17 Forever is the music version of Friday Night Lights, a more wholesome version of Seger’s Night Moves, a wider lens on Mellencamp’s Jack and Diane, and a prequel to Springsteen’s Glory Days. It reminds us that there is joy in life, however fleeting. Appreciate the now.
And in Til Death is the End , Kurt ties it all together: Joy will inevitably end, but love anyway: This one makes a perfect first dance song at a wedding: Long have I waited to kneel down beside you/Long have I waited to ask for your hand/to tell you I love you and forever be faithful /long will I love you until death is the end. In addition to the lyrics, the keys near the end help to make this song special.
My interest was first piqued in Kurt’s work when I heard a live version of Idol’s Rebel Yell. The fifth song on the album is stunningly beautiful and deeply soulful, reducing Idol’s pre-techno version to hyperactive teen karaoke. At first, I couldn’t understand how this cover - different in genre, style, and tone - found its way right smack in the middle of a collection of original work. Then I got it. It’s the minor key in that existential puzzle of why we want more of what makes us miserable: the rebel yell being a “yes” to love and to life. Its placement is perfect, actually.
Cherokee County was co-written by Barbara Evelyn Tippens is a love letter to “home”. The increased in tempo and volume and Jim Van Cleve’s sweet violin strings lifting up the main melody compliment the lyrics: Soar over those mountains/with the sacred mounds below/above the creeks and the hilltops. We are where we come from, it says, not just our people but the places, too.
But Somehow it Ended tells us that: relationships end, people die, and we don’t know why.
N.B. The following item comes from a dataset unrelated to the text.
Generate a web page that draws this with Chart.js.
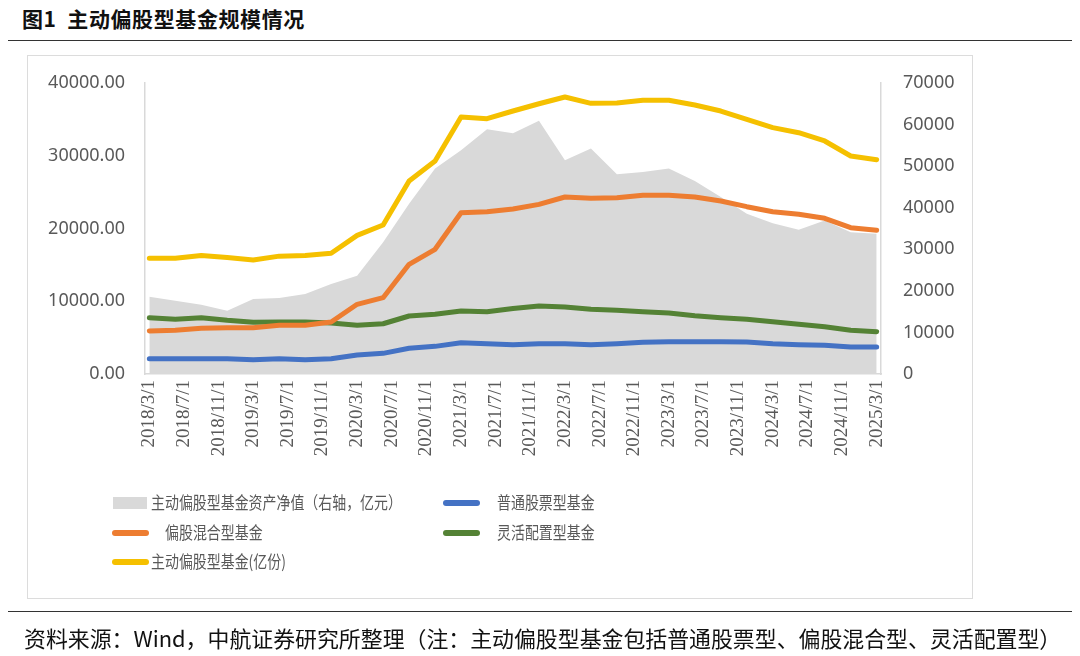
<!DOCTYPE html>
<html>
<head>
<meta charset="utf-8">
<script src="https://cdn.jsdelivr.net/npm/chart.js@4.4.0/dist/chart.umd.min.js"></script>
<style>
  body { margin: 0; background: #fff; width: 1080px; height: 656px; overflow: hidden; position: relative; font-family: "Noto Sans CJK SC", sans-serif; }
  #title { position: absolute; left: 22px; top: 3px; font-size: 21px; font-weight: bold; color: #111; white-space: pre; letter-spacing: 0.6px; }
  #topline { position: absolute; left: 8px; top: 40px; width: 1064px; height: 0; border-top: 1.5px solid #333; }
  #frame { position: absolute; left: 27px; top: 55px; width: 944px; height: 542px; border: 1.5px solid #dcdcdc; }
  #bottomline { position: absolute; left: 8px; top: 611px; width: 1064px; height: 0; border-top: 1.5px solid #333; }
  #source { position: absolute; left: 24px; top: 621px; font-size: 22px; color: #111; white-space: nowrap; transform: scaleX(0.995); transform-origin: left center; }
  #c { position: absolute; left: 0; top: 0; }
  .sw { position: absolute; }
  .tx { position: absolute; font-size: 17px; line-height: 20px; color: #595959; white-space: pre; transform: scaleX(0.82); transform-origin: left center; }
</style>
</head>
<body>
<div id="title">图1  主动偏股型基金规模情况</div>
<div id="topline"></div>
<div id="frame"></div>
<canvas id="c" width="1080" height="656"></canvas>
<div id="legend"></div>
<div id="bottomline"></div>
<div id="source">资料来源：Wind，中航证券研究所整理（注：主动偏股型基金包括普通股票型、偏股混合型、灵活配置型）</div>
<script>
// quarterly observations
var quarters = ['2018/3','2018/6','2018/9','2018/12','2019/3','2019/6','2019/9','2019/12',
  '2020/3','2020/6','2020/9','2020/12','2021/3','2021/6','2021/9','2021/12',
  '2022/3','2022/6','2022/9','2022/12','2023/3','2023/6','2023/9','2023/12',
  '2024/3','2024/6','2024/9','2024/12','2025/3'];

var xTickLabels = ['2018/3/1','2018/7/1','2018/11/1','2019/3/1','2019/7/1','2019/11/1',
  '2020/3/1','2020/7/1','2020/11/1','2021/3/1','2021/7/1','2021/11/1','2022/3/1','2022/7/1',
  '2022/11/1','2023/3/1','2023/7/1','2023/11/1','2024/3/1','2024/7/1','2024/11/1','2025/3/1'];

var leftTicks = [0, 10000, 20000, 30000, 40000];
var rightTicks = [0, 10000, 20000, 30000, 40000, 50000, 60000, 70000];

// 主动偏股型基金资产净值（右轴，亿元）
var netAsset = [18590, 17620, 16650, 15200, 18030, 18270, 19240, 21650, 23650, 31690, 40960, 49410,
  53830, 58900, 57900, 60900, 51410, 54230, 48030, 48590, 49410, 46420, 42560, 38550,
  36280, 34680, 36930, 34110, 33720];
// 普通股票型基金
var stockFund = [2110, 2110, 2110, 2110, 1970, 2110, 1970, 2110, 2610, 2840, 3530, 3800,
  4300, 4170, 4030, 4170, 4170, 4030, 4170, 4350, 4440, 4440, 4440, 4400,
  4170, 4030, 3940, 3710, 3710];
// 偏股混合型基金
var mixedFund = [5910, 6000, 6280, 6370, 6370, 6690, 6690, 7150, 9580, 10490, 15080, 17140,
  22170, 22310, 22680, 23320, 24330, 24150, 24240, 24560, 24560, 24330, 23780, 23000,
  22310, 21950, 21400, 20110, 19750];
// 灵活配置型基金
var flexFund = [7740, 7520, 7740, 7380, 7100, 7150, 7150, 7010, 6690, 6910, 7970, 8200,
  8660, 8560, 9000, 9350, 9210, 8890, 8750, 8560, 8380, 8010, 7740, 7520,
  7190, 6830, 6500, 6000, 5810];
// 主动偏股型基金(亿份)
var totalShares = [15900, 15900, 16300, 16000, 15670, 16200, 16300, 16600, 19060, 20480, 26530, 29280,
  35330, 35100, 36150, 37150, 38080, 37200, 37250, 37620, 37620, 36980, 36150, 35010,
  33860, 33170, 32030, 29970, 29460];

var colors = { area: '#d9d9d9', blue: '#4472c4', orange: '#ed7d31', green: '#548235', yellow: '#f5c000' };

function monthIdx(s) {
  var p = s.split('/');
  return (parseInt(p[0]) - 2018) * 12 + parseInt(p[1]) - 3;
}
function pts(arr) {
  return arr.map(function(v, i) { return { x: monthIdx(quarters[i]), y: v }; });
}

function lineSet(label, data, color) {
  return { label: label, data: pts(data), borderColor: color, backgroundColor: color, borderWidth: 5,
    pointRadius: 0, tension: 0, fill: false, borderCapStyle: 'round', borderJoinStyle: 'round', yAxisID: 'y' };
}

var axisFont = { family: 'Noto Sans', size: 18 };

new Chart(document.getElementById('c'), {
  type: 'line',
  data: {
    datasets: [
      lineSet('主动偏股型基金(亿份)', totalShares, colors.yellow),
      lineSet('偏股混合型基金', mixedFund, colors.orange),
      lineSet('灵活配置型基金', flexFund, colors.green),
      lineSet('普通股票型基金', stockFund, colors.blue),
      { label: '主动偏股型基金资产净值（右轴，亿元）', data: pts(netAsset), yAxisID: 'y1',
        borderWidth: 0, pointRadius: 0, tension: 0, fill: 'origin', backgroundColor: colors.area, borderColor: colors.area }
    ]
  },
  options: {
    responsive: false,
    animation: false,
    layout: { padding: { top: 83, left: 0, right: 0, bottom: 0 } },
    plugins: { legend: { display: false }, tooltip: { enabled: false } },
    scales: {
      x: {
        type: 'linear', min: -0.5, max: 84.5,
        afterBuildTicks: function(s) { s.ticks = xTickLabels.map(function(t) { return { value: monthIdx(t) }; }); },
        afterFit: function(s) { s.height = 656 - 374; },
        ticks: {
          autoSkip: false, minRotation: 90, maxRotation: 90, padding: 6, color: '#595959',
          font: { family: 'Liberation Serif', size: 19 },
          callback: function(v) { return xTickLabels.find(function(t) { return monthIdx(t) === v; }); }
        },
        grid: { drawOnChartArea: false, drawTicks: false },
        border: { color: '#d9d9d9', width: 1.5 }
      },
      y: {
        position: 'left', min: 0, max: 40000,
        afterBuildTicks: function(s) { s.ticks = leftTicks.map(function(v) { return { value: v }; }); },
        afterFit: function(s) { s.width = 145; },
        ticks: { padding: 20, color: '#595959', font: axisFont, callback: function(v) { return v.toFixed(2); } },
        grid: { drawOnChartArea: false, drawTicks: false },
        border: { color: '#d9d9d9', width: 1.5 }
      },
      y1: {
        position: 'right', min: 0, max: 70000,
        afterBuildTicks: function(s) { s.ticks = rightTicks.map(function(v) { return { value: v }; }); },
        afterFit: function(s) { s.width = 1080 - 881; },
        ticks: { padding: 22, color: '#595959', font: axisFont, callback: function(v) { return String(v); } },
        grid: { drawOnChartArea: false, drawTicks: false },
        border: { color: '#d9d9d9', width: 1.5 }
      }
    }
  }
});

// legend, two columns like the original
var legendItems = [
  { text: '主动偏股型基金资产净值（右轴，亿元）', color: colors.area, box: true, x: 113, tx: 151, y: 503 },
  { text: '普通股票型基金', color: colors.blue, x: 443, tx: 497, y: 503 },
  { text: '偏股混合型基金', color: colors.orange, x: 112, tx: 165, y: 533 },
  { text: '灵活配置型基金', color: colors.green, x: 443, tx: 497, y: 533 },
  { text: '主动偏股型基金(亿份)', color: colors.yellow, x: 112, tx: 151, y: 562 }
];
var lg = document.getElementById('legend');
legendItems.forEach(function(it) {
  var sw = document.createElement('div');
  sw.className = 'sw';
  sw.style.background = it.color;
  if (it.box) {
    sw.style.left = it.x + 'px'; sw.style.top = (it.y - 6) + 'px';
    sw.style.width = '34px'; sw.style.height = '12px';
  } else {
    sw.style.left = it.x + 'px'; sw.style.top = (it.y - 3) + 'px';
    sw.style.width = '37px'; sw.style.height = '6px'; sw.style.borderRadius = '3px';
  }
  lg.appendChild(sw);
  var tx = document.createElement('div');
  tx.className = 'tx';
  tx.style.left = it.tx + 'px'; tx.style.top = (it.y - 11) + 'px';
  tx.textContent = it.text;
  lg.appendChild(tx);
});
</script>
</body>
</html>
Think how it ended and all there is to say/Yeah, I wish things’d been different/I wish we had it our way.
On Our Way brings all this wisdom together, and is another one in which I hear as a hit song, particularly because of its punchy chorus. At first, I couldn’t figure out why this was not the final song on the album, sending us on our merry way. But then I got it: We can’t do this stuff on our own.
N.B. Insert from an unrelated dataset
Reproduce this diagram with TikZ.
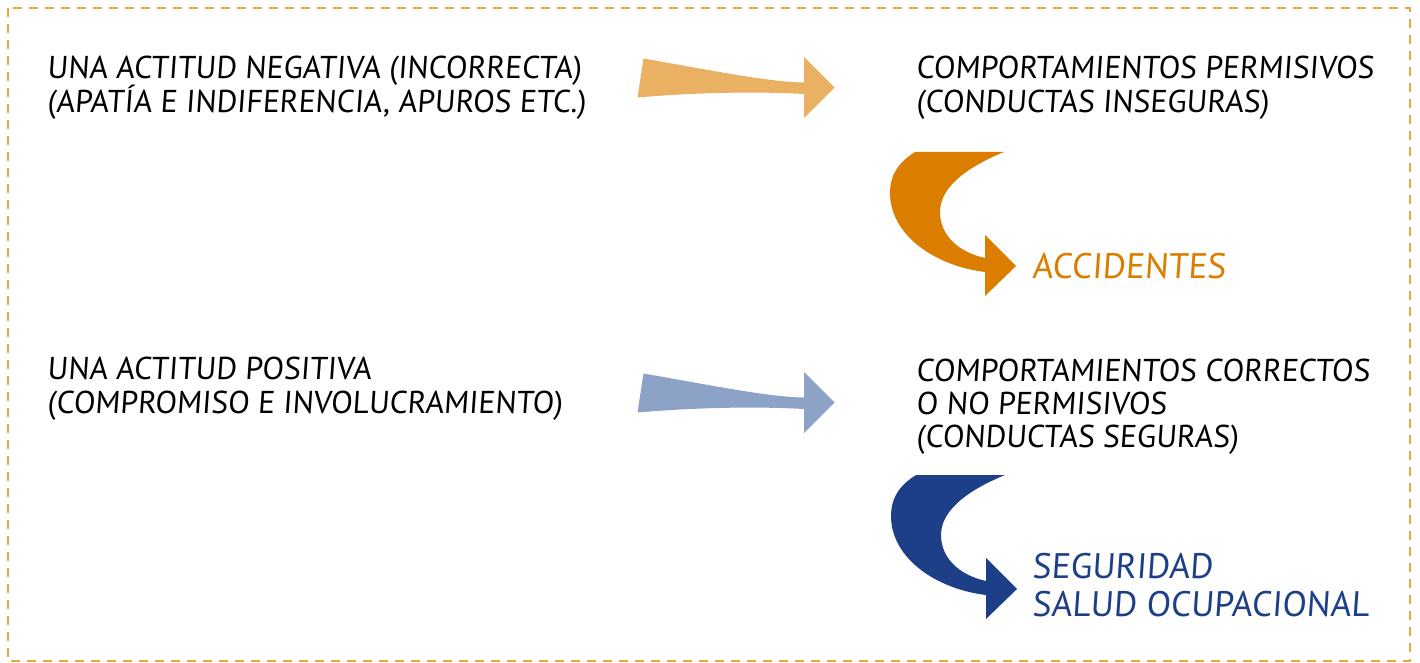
\documentclass[tikz,border=0pt]{standalone}
\usepackage{fontspec}
\setmainfont{PT Sans}[FakeSlant=0.07]
\definecolor{borderc}{HTML}{E8A448}
\definecolor{lorange}{HTML}{EAB064}
\definecolor{dorange}{HTML}{DB7E00}
\definecolor{lblue}{HTML}{8CA2C6}
\definecolor{dblue}{HTML}{1D3F88}
\tikzset{
  txt/.style={anchor=base west, inner sep=0pt, font=\fontsize{31.6}{36}\selectfont, text=black},
  bigtxt/.style={anchor=base west, inner sep=0pt, font=\fontsize{35.5}{40}\selectfont},
}
\begin{document}
\begin{tikzpicture}[x=1pt,y=-1pt]
\useasboundingbox (0,0) rectangle (1420,663);
\draw[borderc, line width=2pt, dash pattern=on 9pt off 7pt] (8,8) rectangle (1410,661);
% texts
\node[txt] (n1) at (47,79) {UNA ACTITUD NEGATIVA (INCORRECTA)};
\node[txt] (n2) at (47,113) {(APATÍA E INDIFERENCIA, APUROS ETC.)};
\node[txt] (c1) at (916,79) {COMPORTAMIENTOS PERMISIVOS};
\node[txt] (c2) at (916,113) {(CONDUCTAS INSEGURAS)};
\node[bigtxt, text=dorange] (acc) at (1032,278) {ACCIDENTES};
\node[txt] (p1) at (47,379) {UNA ACTITUD POSITIVA};
\node[txt] (p2) at (47,413) {(COMPROMISO E INVOLUCRAMIENTO)};
\node[txt] (k1) at (916,381) {COMPORTAMIENTOS CORRECTOS};
\node[txt] (k2) at (916,414) {O NO PERMISIVOS};
\node[txt] (k3) at (916,447) {(CONDUCTAS SEGURAS)};
\node[bigtxt, text=dblue] (s1) at (1032,578) {SEGURIDAD};
\node[bigtxt, text=dblue] (s2) at (1032,616) {SALUD OCUPACIONAL};
% straight arrows
\fill[lorange] (643.5,58.5) .. controls (720,72) and (770,82) .. (804,82.5) -- (804,57) -- (834.5,87.5) -- (804,118) -- (804,94) .. controls (750,91) and (690,93) .. (637.5,97.5) -- cycle;
\begin{scope}[shift={(0,315)}]
\fill[lblue] (643.5,58.5) .. controls (720,72) and (770,82) .. (804,82.5) -- (804,57) -- (834.5,87.5) -- (804,118) -- (804,94) .. controls (750,91) and (690,93) .. (637.5,97.5) -- cycle;
\end{scope}
% curved arrows
\fill[dorange] (915,152) -- (1004,152) .. controls (965,168) and (940,188) .. (940,212) .. controls (940,235) and (958,252) .. (985,258) -- (985,235) -- (1016,266) -- (985,296) -- (985,272) .. controls (935,266) and (890,235) .. (890,193) .. controls (890,172) and (902,160) .. (915,152) -- cycle;
\begin{scope}[shift={(1,323)}]
\fill[dblue] (915,152) -- (1004,152) .. controls (965,168) and (940,188) .. (940,212) .. controls (940,235) and (958,252) .. (985,258) -- (985,235) -- (1016,266) -- (985,296) -- (985,272) .. controls (935,266) and (890,235) .. (890,193) .. controls (890,172) and (902,160) .. (915,152) -- cycle;
\end{scope}
\end{tikzpicture}
\end{document}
And so, Reckless Abandon. We see how, when we’re at the end of our rope, due to love, loss, self-incrimination, and confusion that we can return to the Creator for help: Choking on life’s dust/Oh God reach down and Lift the head of your friend/Worries and fears made my heart grow cold. The last song ends on its knees, just like we need to. It’s my favorite song of all.
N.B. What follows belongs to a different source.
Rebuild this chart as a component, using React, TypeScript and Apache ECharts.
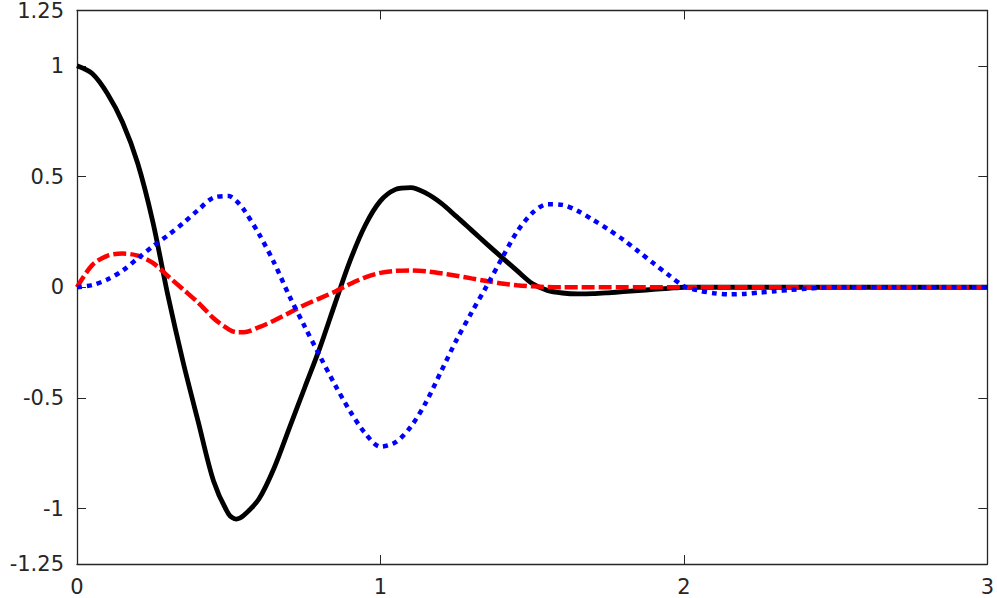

The album ends in a quick church organ slide down the octave, echoing in reverse the beginning and enclosing what’s within.
A significant amount of time, money, and heart must have gone into this album. Bobby Titolo (South Shadow Studios) mixed, with mastering done by Grammy winner Jim Van Cleve. The effect forefronts the dominant human and musical voices and brings forth the varied tones, tempos, and intonations of the supporting players. The support players took this album to the next level: slide guitar between the vocals brings the message to heart, and violin lifts up phrases and intensifies the emotive power of the lyrics.
Kurt gives us an honest glimpse of a bruised, broken, and beautiful heart who has kept on keeping on, realized who he is and what he believes, owned his mistakes, decided that he’s going to love and live fully- even if he can’t figure it all out, even if it hurts- and then humbly asking for help. In sharing his subjective experience, he paradoxically communicates the universal one. On Our Way is the perfect name for this album. Listen to it with your ears and heart open, and you will come away renewed and refreshed as you continue your journey.
Kurt Lee Wheeler is artist in residence at Reformation Brewery.